Set task
Without the pictures, output the lines of the material from the very first through the one that holds "# field labels".
## start Collected data
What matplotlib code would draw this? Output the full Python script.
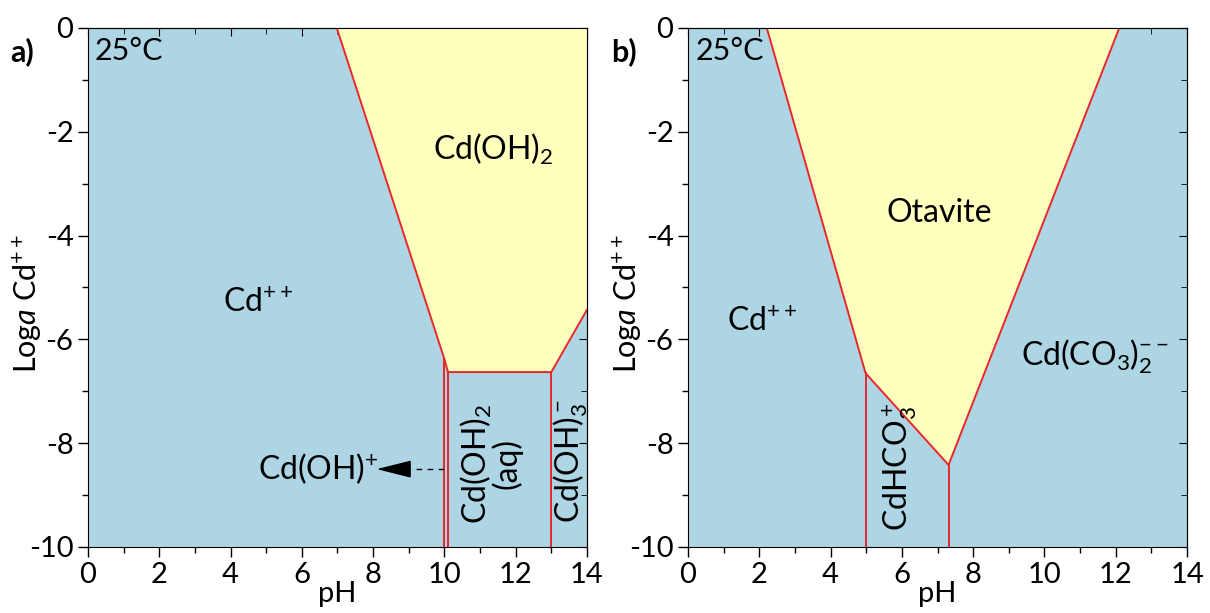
import matplotlib.pyplot as plt
from matplotlib.ticker import MultipleLocator

plt.rcParams['font.family'] = ['Lato', 'DejaVu Sans']
plt.rcParams['mathtext.fontset'] = 'custom'
plt.rcParams['mathtext.rm'] = 'Lato'
plt.rcParams['mathtext.it'] = 'Lato:italic'

blue = '#add5e4'
yellow = '#ffffbe'
red = '#e8262e'
fs = 21   # ticks / axis labels
lfs = 23  # field labels

# panel a: Cd(OH)2 solid field (pH, log a Cd++)
a_solid_ph = [6.98, 10.0, 10.1, 13.0, 14.0, 14.0]
a_solid_loga = [0.0, -6.38, -6.63, -6.63, -5.43, 0.0]
# vertical boundaries in panel a: (pH, top, bottom)
a_vlines = [(9.98, -6.38, -10), (10.1, -6.63, -10), (13.0, -6.63, -10)]

# panel b: otavite field
b_solid_ph = [2.21, 4.98, 7.31, 12.1]
b_solid_loga = [0.0, -6.65, -8.42, 0.0]
b_vlines = [(4.98, -6.65, -10), (7.31, -8.42, -10)]

fig = plt.figure(figsize=(12.1, 6.13), dpi=100)
axa = fig.add_axes([0.0727, 0.1077, 0.4124, 0.8467])
axb = fig.add_axes([0.5686, 0.1077, 0.4124, 0.8467])


def style(ax, letter):
    ax.set_xlim(0, 14)
    ax.set_ylim(-10, 0)
    ax.set_facecolor(blue)
    ax.xaxis.set_major_locator(MultipleLocator(2))
    ax.xaxis.set_minor_locator(MultipleLocator(1))
    ax.yaxis.set_major_locator(MultipleLocator(2))
    ax.yaxis.set_minor_locator(MultipleLocator(1))
    ax.tick_params(which='both', direction='out', labelsize=fs, top=False, right=False)
    ax.tick_params(which='major', length=7, width=1)
    ax.tick_params(which='minor', length=4, width=1)
    sec_x = ax.secondary_xaxis('top')
    sec_x.xaxis.set_major_locator(MultipleLocator(2))
    sec_x.xaxis.set_minor_locator(MultipleLocator(1))
    sec_x.tick_params(which='both', direction='in', labeltop=False, length=6)
    sec_x.tick_params(which='minor', length=4)
    sec_y = ax.secondary_yaxis('right')
    sec_y.yaxis.set_major_locator(MultipleLocator(2))
    sec_y.yaxis.set_minor_locator(MultipleLocator(1))
    sec_y.tick_params(which='both', direction='in', labelright=False, length=6)
    sec_y.tick_params(which='minor', length=4)
    ax.set_yticklabels([str(int(v)) for v in ax.get_yticks()])
    ax.set_xlabel('pH', fontsize=fs, labelpad=-5)
    ax.set_ylabel(r'Log$\mathit{a}$ Cd$^{++}$', fontsize=fs + 1)
    ax.yaxis.set_label_coords(-0.088, 0.47)
    ax.text(0.2, -0.45, '25°C', fontsize=fs + 1, ha='left', va='center')
    ax.text(-0.155, 0.955, letter, transform=ax.transAxes, fontsize=fs + 1,
            fontweight='bold', ha='left', va='center')


style(axa, 'a)')
style(axb, 'b)')

# panel a
axa.fill(a_solid_ph, a_solid_loga, color=yellow, zorder=1)
axa.plot(a_solid_ph[:5], a_solid_loga[:5], color=red, lw=1.4, zorder=2)
for x, y0, y1 in a_vlines:
    axa.plot([x, x], [y0, y1], color=red, lw=1.4, zorder=2)
axa.text(11.36, -2.35, r'Cd(OH)$_2$', fontsize=lfs, ha='center', va='center')
axa.text(4.77, -5.3, r'Cd$^{++}$', fontsize=lfs, ha='center', va='center')
axa.text(11.3, -8.4, 'Cd(OH)$_2$\n(aq)', fontsize=lfs, ha='center', va='center',
         rotation=90, linespacing=0.85)
axa.text(13.55, -8.35, r'Cd(OH)$_3^-$', fontsize=lfs, ha='center', va='center', rotation=90)
axa.text(8.15, -8.5, r'Cd(OH)$^{+}$', fontsize=lfs, ha='right', va='center')
axa.plot([8.9, 10.0], [-8.5, -8.5], color='black', lw=1, ls=(0, (4, 4)))
axa.annotate('', xy=(8.1, -8.5), xytext=(9.0, -8.5),
             arrowprops=dict(arrowstyle='-|>,head_length=2.2,head_width=0.55',
                             color='black', lw=1, shrinkA=0, shrinkB=0))

# panel b
axb.fill(b_solid_ph, b_solid_loga, color=yellow, zorder=1)
axb.plot(b_solid_ph, b_solid_loga, color=red, lw=1.4, zorder=2)
for x, y0, y1 in b_vlines:
    axb.plot([x, x], [y0, y1], color=red, lw=1.4, zorder=2)
axb.text(7.06, -3.56, 'Otavite', fontsize=lfs, ha='center', va='center')
axb.text(2.07, -5.66, r'Cd$^{++}$', fontsize=lfs, ha='center', va='center')
axb.text(11.4, -6.34, r'Cd(CO$_3$)$_2^{--}$', fontsize=lfs, ha='center', va='center')
axb.text(5.94, -8.45, r'CdHCO$_3^+$', fontsize=lfs, ha='center', va='center', rotation=90)

fig.savefig('out.png', dpi=100)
## end Collected data
Full response
What matplotlib code would draw this? Output the full Python script.
import matplotlib.pyplot as plt
from matplotlib.ticker import MultipleLocator

plt.rcParams['font.family'] = ['Lato', 'DejaVu Sans']
plt.rcParams['mathtext.fontset'] = 'custom'
plt.rcParams['mathtext.rm'] = 'Lato'
plt.rcParams['mathtext.it'] = 'Lato:italic'

blue = '#add5e4'
yellow = '#ffffbe'
red = '#e8262e'
fs = 21   # ticks / axis labels
lfs = 23  # field labels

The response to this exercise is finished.